## Recorded data:
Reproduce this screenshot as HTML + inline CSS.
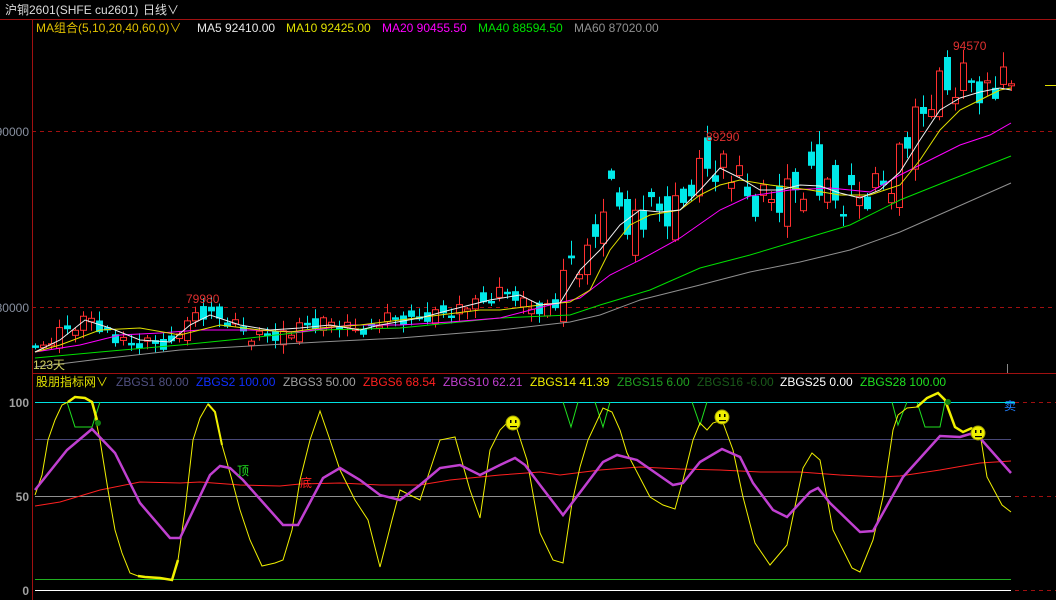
<!DOCTYPE html>
<html><head><meta charset="utf-8">
<style>
html,body{margin:0;padding:0;background:#000;width:1056px;height:600px;overflow:hidden}
svg{display:block}
text{font-family:"Liberation Sans","Noto Sans CJK SC",sans-serif;font-size:12px}
</style></head>
<body>
<svg id="s" width="1056" height="600" xmlns="http://www.w3.org/2000/svg">
<rect width="1056" height="600" fill="#000"/>
<line x1="0" y1="19.5" x2="1056" y2="19.5" stroke="#a01010"/>
<line x1="32.5" y1="19" x2="32.5" y2="600" stroke="#a01010"/>
<line x1="32" y1="373.5" x2="1056" y2="373.5" stroke="#a01010"/>
<line x1="32" y1="131.5" x2="1056" y2="131.5" stroke="#a01010" stroke-dasharray="4,4"/>
<line x1="32" y1="307.5" x2="1056" y2="307.5" stroke="#a01010" stroke-dasharray="4,4"/>
<line x1="1015" y1="402.5" x2="1056" y2="402.5" stroke="#a01010" stroke-dasharray="4,4"/>
<line x1="1015" y1="496.5" x2="1056" y2="496.5" stroke="#a01010" stroke-dasharray="4,4"/>
<line x1="1015" y1="590.5" x2="1056" y2="590.5" stroke="#a01010" stroke-dasharray="4,4"/>
<line x1="1045" y1="85.5" x2="1056" y2="85.5" stroke="#e0e000"/>
<line x1="1007.5" y1="364" x2="1007.5" y2="373" stroke="#888"/>
<g id="gg"></g>
<text x="5" y="14" fill="#ddd">沪铜2601(SHFE cu2601)</text>
<text x="143" y="14" fill="#ddd">日线∨</text>
<text x="36" y="32" fill="#e0c000">MA组合(5,10,20,40,60,0)∨</text>
<text x="197" y="32" fill="#e8e8e8">MA5 92410.00</text>
<text x="286" y="32" fill="#e0e000">MA10 92425.00</text>
<text x="382" y="32" fill="#ff00ff">MA20 90455.50</text>
<text x="478" y="32" fill="#00e000">MA40 88594.50</text>
<text x="574" y="32" fill="#909090">MA60 87020.00</text>
<text x="29" y="136" fill="#8890a0" text-anchor="end">90000</text>
<text x="29" y="312" fill="#8890a0" text-anchor="end">80000</text>
<text x="186" y="303" fill="#e03030">79980</text>
<text x="706" y="141" fill="#e03030">89290</text>
<text x="953" y="50" fill="#e03030">94570</text>
<text x="33" y="369" fill="#d0d060">123天</text>
<text x="36" y="386" fill="#e0e000">股朋指标网∨</text>
<text x="116" y="386" fill="#505080">ZBGS1 80.00</text>
<text x="196" y="386" fill="#1030ff">ZBGS2 100.00</text>
<text x="283" y="386" fill="#a0a0a0">ZBGS3 50.00</text>
<text x="363" y="386" fill="#ff2020">ZBGS6 68.54</text>
<text x="443" y="386" fill="#c040d0">ZBGS10 62.21</text>
<text x="530" y="386" fill="#f0f000">ZBGS14 41.39</text>
<text x="617" y="386" fill="#20a020">ZBGS15 6.00</text>
<text x="697" y="386" fill="#1a5a1a">ZBGS16 -6.00</text>
<text x="780" y="386" fill="#ffffff">ZBGS25 0.00</text>
<text x="860" y="386" fill="#20e020">ZBGS28 100.00</text>
<text x="29" y="407" fill="#a0a0a0" text-anchor="end" style="font-weight:bold">100</text>
<text x="29" y="501" fill="#a0a0a0" text-anchor="end" style="font-weight:bold">50</text>
<text x="29" y="595" fill="#a0a0a0" text-anchor="end" style="font-weight:bold">0</text>
<text x="1004" y="410" fill="#2080ff">卖</text>
<text x="237" y="475" fill="#20e020" font-size="11">顶</text>
<text x="300" y="487" fill="#ff2020" font-size="11">底</text>
</svg>
<script>
(function(){
var G=document.getElementById('gg'),NS='http://www.w3.org/2000/svg';
function el(t,a){var e=document.createElementNS(NS,t);for(var k in a)e.setAttribute(k,a[k]);G.appendChild(e);return e;}
function pl(pts,c,w){var s='';for(var i=0;i<pts.length;i+=2)s+=pts[i]+','+pts[i+1]+' ';el('polyline',{points:s,fill:'none',stroke:c,'stroke-width':w||1});}
el('line',{x1:35,y1:402.5,x2:1015,y2:402.5,stroke:'#00e0e0'});
el('line',{x1:35,y1:439.5,x2:1011,y2:439.5,stroke:'#484878'});
el('line',{x1:35,y1:496.5,x2:1011,y2:496.5,stroke:'#909090'});
el('line',{x1:35,y1:579.5,x2:1011,y2:579.5,stroke:'#20b020'});
el('line',{x1:35,y1:590.5,x2:1011,y2:590.5,stroke:'#ffffff'});
function interp(k,x){for(var i=0;i+3<k.length;i+=2){if(x<=k[i+2]){var t=(x-k[i])/(k[i+2]-k[i]);return k[i+1]+t*(k[i+3]-k[i+1]);}}return k[k.length-1];}
var ck=[35,352,45,345,60,332,75,325,90,316,100,326,115,340,125,345,150,343,175,345,185,314,200,316,215,318,235,325,250,336,270,334,290,333,310,325,330,322,350,327,370,328,390,318,410,322,430,315,460,307,480,305,500,292,515,295,530,308,550,306,560,304,570,262,590,262,605,185,615,195,625,212,640,222,660,214,680,212,690,180,705,165,720,158,735,180,750,205,770,200,790,190,810,172,830,205,850,202,870,190,890,175,900,150,915,128,925,115,935,85,945,92,960,75,975,78,990,92,1000,88,1011,88];
var prev=352;
for(var i=0;i<123;i++){
 var x=35+i*8;
 var amp=x<560?2.2:7;
 var c=interp(ck,x)+((i*37)%11-5)*amp*0.6;
 var o=prev+((i*53)%7-3)*amp;
 if(i%5==2){o=c+(c-o)*0.4;}
 var bt=Math.min(o,c),bb=Math.max(o,c); if(bb-bt<2)bb=bt+2;
 var up=c<o;
 var hi=bt-2-((i*29)%9)*(x<560?1:1.6), lo=bb+2+((i*17)%8)*(x<560?1:1.6);
 var col=up?'#ff3030':'#00e8e8';
 el('line',{x1:x+0.5,y1:hi,x2:x+0.5,y2:lo,stroke:col});
 if(up)el('rect',{x:x-2.5,y:bt,width:6,height:bb-bt,fill:'#000',stroke:col});
 else el('rect',{x:x-3,y:bt,width:7,height:bb-bt+0.5,fill:col});
 prev=c;
}
pl([35,367,100,359,180,350,320,342,400,338,500,330,570,322,600,315,640,300,700,285,750,272,800,262,850,250,900,232,950,210,1011,183],'#909090');
pl([35,358,100,352,180,345,250,338,320,330,400,328,500,318,570,315,600,305,650,290,700,268,750,255,800,240,850,225,900,200,950,180,1011,156],'#00e000');
pl([35,352,80,345,120,335,160,333,200,330,250,330,300,332,350,325,400,325,450,322,500,318,550,305,580,298,610,275,640,260,680,238,720,210,750,196,790,190,830,188,870,192,900,175,930,160,960,145,990,135,1011,123],'#ff00ff');
pl([35,352,60,345,100,330,140,328,180,335,220,325,260,330,290,332,320,328,360,325,400,320,440,315,480,310,500,310,540,305,570,302,590,290,610,250,630,225,650,215,680,210,700,195,720,185,740,180,770,185,810,190,840,195,870,195,900,185,920,160,940,130,960,110,980,100,1000,90,1011,88],'#e0e000');
pl([35,352,60,340,85,320,110,328,140,340,170,342,190,325,210,315,240,325,270,330,300,328,330,325,360,330,380,325,420,318,450,310,490,300,520,295,540,305,560,303,580,270,600,250,620,225,640,210,660,212,680,210,700,190,720,168,740,178,760,190,780,190,800,185,820,186,840,193,860,198,880,190,900,172,920,140,940,110,960,98,980,92,1000,88,1011,90],'#f0f0f0');
pl([35,506,60,502,100,490,140,482,180,483,200,482,240,485,280,486,300,484,340,483,380,485,420,485,450,480,500,475,540,472,560,475,600,470,640,467,680,469,720,470,760,472,800,472,840,475,880,477,900,476,940,470,980,463,1011,461],'#ff2020');
var gv=[[67,402,75,427,92,427,100,402],[563,402,571,427,578,402],[595,402,603,427,610,402],[692,402,700,425,707,402],[892,402,898,425,907,402],[917,402,925,427,940,427,945,402]];
gv.forEach(function(p){pl(p,'#20e020');});
pl([35,495,42,475,48,440,55,420,62,405,68,402,75,397,85,398,92,402,100,440,108,490,115,530,122,553,130,573,138,576,145,577,160,578,172,580,178,560,185,510,193,440,200,418,208,404,215,412,222,445,232,480,240,510,250,540,262,566,275,563,283,560,292,530,300,480,310,440,320,411,330,440,340,470,355,500,368,520,380,567,392,520,400,490,420,500,440,440,455,437,470,490,480,518,490,450,500,430,510,420,515,423,527,460,540,533,553,560,563,563,572,503,580,467,588,440,603,408,612,412,620,430,627,453,650,497,663,505,675,509,683,480,693,440,700,423,707,430,713,423,722,420,733,450,743,497,755,543,770,565,787,545,803,468,812,453,820,460,833,530,852,568,860,572,873,540,883,497,893,430,898,415,907,408,917,407,927,398,938,393,945,400,955,427,963,432,972,428,980,433,987,477,1002,505,1011,512],'#f0f000');
pl([68,402,75,397,85,398,92,402,97,420],'#f0f000',2.5);
pl([138,576,145,577,160,578,172,580,178,560],'#f0f000',2.5);
pl([208,404,215,412,222,445],'#f0f000',2);
pl([917,407,927,398,938,393,945,400,955,427,963,432,972,428],'#f0f000',2.5);
pl([35,490,67,450,92,429,115,453,140,503,170,538,180,538,210,475,220,466,230,468,243,480,267,507,283,525,298,525,323,478,340,468,360,480,380,495,400,500,420,485,440,468,460,465,480,475,500,465,515,458,525,465,540,485,563,515,603,462,617,455,637,460,673,485,683,483,700,462,722,449,740,457,753,483,773,510,787,517,810,492,818,488,830,503,860,532,873,531,903,477,940,436,960,437,970,434,980,438,1011,473],'#c040d0',2.5);
el('circle',{cx:98,cy:423,r:3,fill:'#108010'});
el('circle',{cx:948,cy:402,r:3,fill:'#108010'});
[[513,423],[722,417],[978,433]].forEach(function(p){
 el('circle',{cx:p[0],cy:p[1],r:7,fill:'#f0f000',stroke:'#a0a000'});
 el('rect',{x:p[0]-3,y:p[1]-3,width:1.5,height:3,fill:'#000'});
 el('rect',{x:p[0]+2,y:p[1]-3,width:1.5,height:3,fill:'#000'});
 el('rect',{x:p[0]-3,y:p[1]+3,width:7,height:1.2,fill:'#000'});
});
})();
</script>
</body></html>
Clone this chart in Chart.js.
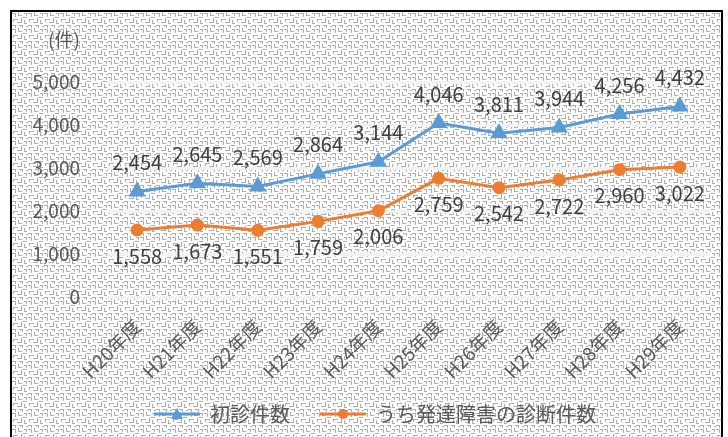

## Task:
Gather all lines of the records that include the word "this".

## Solved exercise:
Reproduce this screenshot as HTML + inline CSS.
Clone this chart in Chart.js.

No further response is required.